Georgia Tech Reveals Finalists in Wild Instrument Contest
A saltwater synthesizer, a spinning henge of fiddles, and a triangle that captures electromagnetic radiation are competing for $10,000 in Georgia Tech's annual instrument invention competition. The 28-year-old contest has launched companies like Teenage Engineering and celebrates the wildest ideas in musical innovation.
Imagine playing music by dipping your fingers into a dish of saltwater, or spinning violins mounted on a bass drum like a bizarre musical carousel.
These aren't fever dreams. They're real instruments competing in Georgia Tech's 28th annual Guthman Musical Instrument Competition, where inventors from around the world showcase their most creative sonic contraptions for a shot at $10,000 in prizes.
This year's ten finalists read like a mad scientist's wish list. Amphibian Modules replaces traditional patch cables with saltwater, letting musicians literally conduct electricity through brine. Fiddle Henge mounts four green violins to a bass drum and plays them with a spinning disk, creating a circular symphony of strings.

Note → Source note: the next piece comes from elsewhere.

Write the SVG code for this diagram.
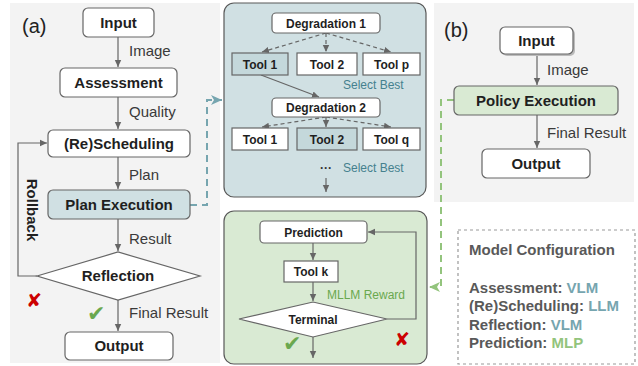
<svg xmlns="http://www.w3.org/2000/svg" width="638" height="366" viewBox="0 0 638 366">
<defs>
<style>
.panel{fill:#f3f3f3}
.node{fill:#fff;stroke:#666;stroke-width:1.2}
.nt{font-family:"Liberation Sans",Arial,sans-serif;font-weight:bold;font-size:15px;fill:#1f1f1f;text-anchor:middle}
.st{font-family:"Liberation Sans",Arial,sans-serif;font-weight:bold;font-size:12px;fill:#1f1f1f;text-anchor:middle}
.lb{font-family:"Liberation Sans",Arial,sans-serif;font-size:15px;fill:#3a3a3a}
.edge{fill:none;stroke:#666;stroke-width:1.2}
.dash{stroke-dasharray:4,3}
.mc{font-family:"Liberation Sans",Arial,sans-serif;font-weight:bold;font-size:15px;fill:#595959}
.ok{font-family:"DejaVu Sans",sans-serif;font-size:22px;fill:#6aa84f}
.no{font-family:"DejaVu Sans",sans-serif;font-size:19px;fill:#cc0000}
</style>
<marker id="ah" markerUnits="userSpaceOnUse" markerWidth="8" markerHeight="8" refX="7" refY="4" orient="auto">
<path d="M0,0.8 L7,4 L0,7.2 z" fill="#666"/>
</marker>
<marker id="ahT" markerUnits="userSpaceOnUse" markerWidth="12" markerHeight="12" refX="11" refY="6" orient="auto">
<path d="M0,1 L11,6 L0,11 L3,6 z" fill="#76a5af"/>
</marker>
<marker id="ahG" markerUnits="userSpaceOnUse" markerWidth="12" markerHeight="12" refX="11" refY="6" orient="auto">
<path d="M0,1 L11,6 L0,11 L3,6 z" fill="#93c47d"/>
</marker>
</defs>

<rect class="panel" x="10" y="3" width="210" height="360"/>
<rect class="panel" x="434" y="3" width="200" height="199"/>
<rect x="224" y="3" width="202" height="194" rx="10" fill="#d0e0e3" stroke="#595959" stroke-width="1.2"/>
<rect x="224" y="211" width="203" height="153" rx="10" fill="#d9ead3" stroke="#595959" stroke-width="1.2"/>

<text x="22" y="33" font-family="Liberation Sans, Arial, sans-serif" font-size="20" fill="#222">(a)</text>
<text x="444" y="37" font-family="Liberation Sans, Arial, sans-serif" font-size="20" fill="#222">(b)</text>

<g id="connectors">
<path class="edge" d="M118,37 V67" marker-end="url(#ah)"/>
<path class="edge" d="M118,97 V129" marker-end="url(#ah)"/>
<path class="edge" d="M118,157 V189" marker-end="url(#ah)"/>
<path class="edge" d="M118,219 V251" marker-end="url(#ah)"/>
<path class="edge" d="M118,300 V331" marker-end="url(#ah)"/>
<path class="edge" d="M37,276 H18 V143 H47" marker-end="url(#ah)"/>
<path d="M190,205 H207 V100 H222" fill="none" stroke="#76a5af" stroke-width="2" stroke-dasharray="7,5" marker-end="url(#ahT)"/>
<path class="edge dash" d="M326,33 L262,52" marker-end="url(#ah)"/>
<path class="edge dash" d="M326,33 V52" marker-end="url(#ah)"/>
<path class="edge dash" d="M326,33 L391,52" marker-end="url(#ah)"/>
<path class="edge" d="M261,75 L319,97" marker-end="url(#ah)"/>
<path class="edge dash" d="M326,117 L262,127" marker-end="url(#ah)"/>
<path class="edge dash" d="M326,117 V127" marker-end="url(#ah)"/>
<path class="edge dash" d="M326,117 L391,127" marker-end="url(#ah)"/>
<path class="edge" d="M326,178 V192" marker-end="url(#ah)"/>
<path class="edge" d="M313,243 V260" marker-end="url(#ah)"/>
<path class="edge" d="M313,282 V301" marker-end="url(#ah)"/>
<path class="edge" d="M387,319 H416 V232 H368" marker-end="url(#ah)"/>
<path class="edge" d="M313,337 V358" marker-end="url(#ah)"/>
<path d="M454,100 H441 V287 H429" fill="none" stroke="#93c47d" stroke-width="2" stroke-dasharray="7,5" marker-end="url(#ahG)"/>
<path class="edge" d="M537,54 V85" marker-end="url(#ah)"/>
<path class="edge" d="M537,115 V148" marker-end="url(#ah)"/>
</g>

<g id="labels">
<text class="lb" x="129" y="56">Image</text>
<text class="lb" x="129" y="117">Quality</text>
<text class="lb" x="129" y="180">Plan</text>
<text class="lb" x="129" y="244">Result</text>
<text class="lb" x="129" y="318">Final Result</text>
<text transform="translate(32,210) rotate(90)" y="5" text-anchor="middle" font-family="Liberation Sans, Arial, sans-serif" font-weight="bold" font-size="15" fill="#1f1f1f">Rollback</text>
<text class="no" x="26" y="307">✘</text>
<text class="ok" x="87" y="321">✔</text>
<text x="343" y="89" font-family="Liberation Sans, Arial, sans-serif" font-size="12" fill="#45818e">Select Best</text>
<text x="343" y="172" font-family="Liberation Sans, Arial, sans-serif" font-size="12" fill="#45818e">Select Best</text>
<text x="326" y="172" text-anchor="middle" font-family="Liberation Sans, Arial, sans-serif" font-weight="bold" font-size="12" fill="#333">···</text>
<text x="327" y="299" font-family="Liberation Sans, Arial, sans-serif" font-size="12" fill="#6aa84f">MLLM Reward</text>
<text class="ok" x="283" y="351">✔</text>
<text class="no" x="394" y="346">✘</text>
<text class="lb" x="547" y="75">Image</text>
<text class="lb" x="547" y="138">Final Result</text>
</g>

<g id="a-input"><rect class="node" x="83" y="8" width="71" height="29" rx="5"/><text class="nt" x="118.5" y="28">Input</text></g>
<g id="a-assessment"><rect class="node" x="60" y="68" width="117" height="29" rx="5"/><text class="nt" x="118.5" y="88">Assessment</text></g>
<g id="a-rescheduling"><rect class="node" x="48" y="130" width="142" height="27" rx="5"/><text class="nt" x="119" y="149">(Re)Scheduling</text></g>
<g id="a-planexec"><rect class="node" x="48" y="190" width="142" height="29" rx="5" style="fill:#d0e0e3"/><text class="nt" x="119" y="210">Plan Execution</text></g>
<g id="a-reflection"><polygon class="node" points="37,276 118,252 200,276 118,300"/><text class="nt" x="118" y="281">Reflection</text></g>
<g id="a-output"><rect class="node" x="65" y="332" width="108" height="28" rx="5"/><text class="nt" x="119" y="351">Output</text></g>

<g id="deg1"><rect class="node" x="272" y="13" width="108" height="20" rx="4"/><text class="st" x="326" y="27.5">Degradation 1</text></g>
<g id="tool1a"><rect class="node" x="232" y="53" width="56" height="22" style="fill:#c4d8db"/><text class="st" x="260" y="68.5">Tool 1</text></g>
<g id="tool2a"><rect class="node" x="297" y="53" width="60" height="22"/><text class="st" x="327" y="68.5">Tool 2</text></g>
<g id="toolp"><rect class="node" x="363" y="53" width="57" height="22"/><text class="st" x="391.5" y="68.5">Tool p</text></g>
<g id="deg2"><rect class="node" x="272" y="98" width="108" height="19" rx="4"/><text class="st" x="326" y="112">Degradation 2</text></g>
<g id="tool1b"><rect class="node" x="232" y="128" width="56" height="22"/><text class="st" x="260" y="143.5">Tool 1</text></g>
<g id="tool2b"><rect class="node" x="297" y="128" width="60" height="22" style="fill:#c4d8db"/><text class="st" x="327" y="143.5">Tool 2</text></g>
<g id="toolq"><rect class="node" x="363" y="128" width="57" height="22"/><text class="st" x="391.5" y="143.5">Tool q</text></g>

<g id="prediction"><rect class="node" x="260" y="221" width="107" height="22" rx="4"/><text class="st" x="313.5" y="236.5">Prediction</text></g>
<g id="toolk"><rect class="node" x="284" y="261" width="54" height="21"/><text class="st" x="311" y="276">Tool k</text></g>
<g id="terminal"><polygon class="node" points="239,319 313,302 387,319 313,337"/><text class="st" x="313" y="324">Terminal</text></g>

<g id="b-input"><rect x="502" y="29" width="73" height="27" rx="5" fill="#bbb"/><rect class="node" x="500" y="27" width="73" height="27" rx="5"/><text class="nt" x="536.5" y="46">Input</text></g>
<g id="b-policy"><rect class="node" x="454" y="86" width="164" height="29" rx="5" style="fill:#d9ead3"/><text class="nt" x="536" y="106">Policy Execution</text></g>
<g id="b-output"><rect class="node" x="482" y="149" width="108" height="29" rx="5"/><text class="nt" x="536" y="169">Output</text></g>

<g id="model-config">
<rect x="458" y="230" width="177" height="134" fill="none" stroke="#999" stroke-width="1.2" stroke-dasharray="3,3"/>
<text class="mc" x="469" y="255">Model Configuration</text>
<text class="mc" x="469" y="293">Assessment: <tspan fill="#76a5af">VLM</tspan></text>
<text class="mc" x="469" y="311">(Re)Scheduling: <tspan fill="#76a5af">LLM</tspan></text>
<text class="mc" x="469" y="330">Reflection: <tspan fill="#76a5af">VLM</tspan></text>
<text class="mc" x="469" y="348">Prediction: <tspan fill="#93c47d">MLP</tspan></text>
</g>
</svg>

The Demon Box might be the wildest of all. This triangular device captures invisible electromagnetic radiation from your cell phone, TV remote, or any nearby electronics and transforms it into audible music. It can even convert those invisible waves into signals that control other synthesizers.

Other standouts include the Gajveena, which fuses a double bass with a traditional Indian veena, and the Lethelium, a hybrid harp made from a bike wheel that looks like a steel drum had a baby with a bicycle.
Why This Inspires
The Guthman competition has become a launchpad for the music industry's most innovative companies. Past finalists went on to found Teenage Engineering, Artiphon, and Roli, companies now known worldwide for pushing musical boundaries. Last year's winner, KOMA Elektronik, took home the prize for their creation the Chromaplane.
The competition also champions accessibility. This year's finalists include The Masterpiece, an RFID-enabled open-source synthesizer specifically designed for musicians with disabilities, proving that innovation isn't just about being weird but about opening music to everyone.
The event celebrates a simple truth: music doesn't have to come from traditional instruments passed down through centuries. Sometimes the best sounds come from saltwater, spinning fiddles, or invisible waves floating through the air around us.
The winner will be announced at a live competition concert on March 14th, where each inventor will demonstrate their creation's full sonic potential.